Réponse d'une étudiante dont je suis le mémoire de licence et à qui j'ai osé demandé un effort de présentation après avoir reçu quelques lignes dans un mail, en guise de plan, sans titre et pas même en pièce jointe: "Pourquoi? Les profs chinois ne demandent pas ça!" C'est cette attitude systémique, profondément enracinée dans les (in)consciences, qui annule les processus d'échange et d'évolution réciproque. Alors bien sûr, oui, j'ai gagné (?) en modération depuis quatre années que je suis ici, mais cela relève de la crise de foi, pas de l'appaisement... Les candidats au débat progressiste sont de moins en moins nombreux et, si l'hostilité est à peu près stable, l'indifférence à toute possibilité d'évolution tourne à la marée noire. En quoi est-ce que l'inertie pourrait s'apparenter d'une quelconque façon à du pragmatisme?

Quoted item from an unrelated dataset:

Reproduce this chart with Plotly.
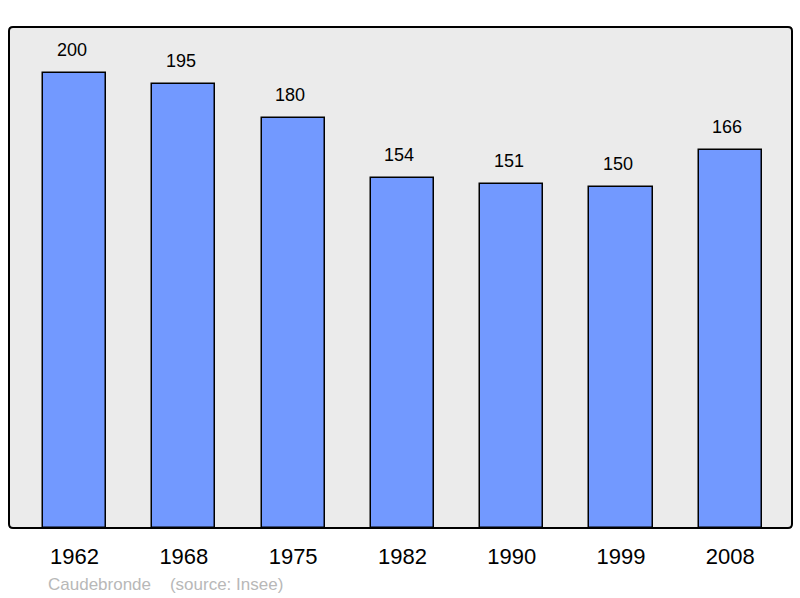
import plotly.graph_objects as go

years = ["1962", "1968", "1975", "1982", "1990", "1999", "2008"]
population = [200, 195, 180, 154, 151, 150, 166]
commune = "Caudebronde"
source = "(source: Insee)"

W, H = 800, 598
ML, MR, MT, MB = 9, 8, 27, 70

fig = go.Figure()
fig.add_trace(go.Bar(
    x=years, y=population, width=0.578,
    marker=dict(color="#7299ff", line=dict(color="#000000", width=1.5)),
    hoverinfo="skip",
))
for i, v in enumerate(population):
    fig.add_annotation(x=i, y=v, text=str(v), showarrow=False,
                       yanchor="bottom", yshift=11, xshift=-3,
                       font=dict(size=18, color="#000000", family="Liberation Sans, Arial"))

fig.add_annotation(xref="paper", yref="paper", x=37 / (W - ML - MR), y=0,
                   xanchor="left", yanchor="middle",
                   yshift=-56, showarrow=False,
                   text=commune + "&nbsp;&nbsp;&nbsp;&nbsp;" + source,
                   font=dict(size=17, color="#b8b8b8", family="Liberation Sans, Arial"))

# rounded plot frame
rx = 4 / (W - ML - MR)
ry = 4 / (H - MT - MB)
path = (f"M {rx},0 L {1-rx},0 Q 1,0 1,{ry} L 1,{1-ry} Q 1,1 {1-rx},1 "
        f"L {rx},1 Q 0,1 0,{1-ry} L 0,{ry} Q 0,0 {rx},0 Z")
fig.add_shape(type="path", xref="paper", yref="paper", path=path,
              line=dict(color="#000000", width=2), layer="above")

fig.update_layout(
    width=W, height=H,
    margin=dict(l=ML, r=MR, t=MT, b=MB),
    paper_bgcolor="#ffffff", plot_bgcolor="#ebebeb",
    showlegend=False,
    bargap=0,
    font=dict(family="Liberation Sans, Arial", color="#000000"),
    xaxis=dict(type="category", range=[-0.6, 6.565], showgrid=False, zeroline=False,
               ticks="", tickfont=dict(size=22), ticklabelstandoff=13, showline=False),
    yaxis=dict(range=[0, 220.2], showgrid=False, zeroline=False, showticklabels=False,
               ticks="", showline=False),
)
fig.write_html("out.html", config={"displayModeBar": False},
               post_script="document.body.style.margin='0';document.body.style.overflow='hidden';")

Dans une note d'Images brisées, en avril 1976, à la mort de Mao, désespéré par la nomination de Hua Guofeng "le nouveau Lin Biao" Simon Leys écrivait:



Dans l'immédiat, la situation paraît donc sinistre. Et pourtant, à long terme, nous aurions peut-être tort de désespérer. Pour qui a la foi dans la capacité des peuples à triompher de leurs maîtres, nul ne saurait mieux justifier cette espérance et cette confiance que le peuple chinois. N'a-t-il pas réussi, en dépit d'incroyables obstacles à maintenir, plus durablement que tout autre, le plus riche ensemble de valeurs humaines qu'on ait vu sur cette terre?


Je ne puis m'empêcher de penser qu'aujourd'hui, c'est avant tout de lui-même que le peuple chinois doit triompher.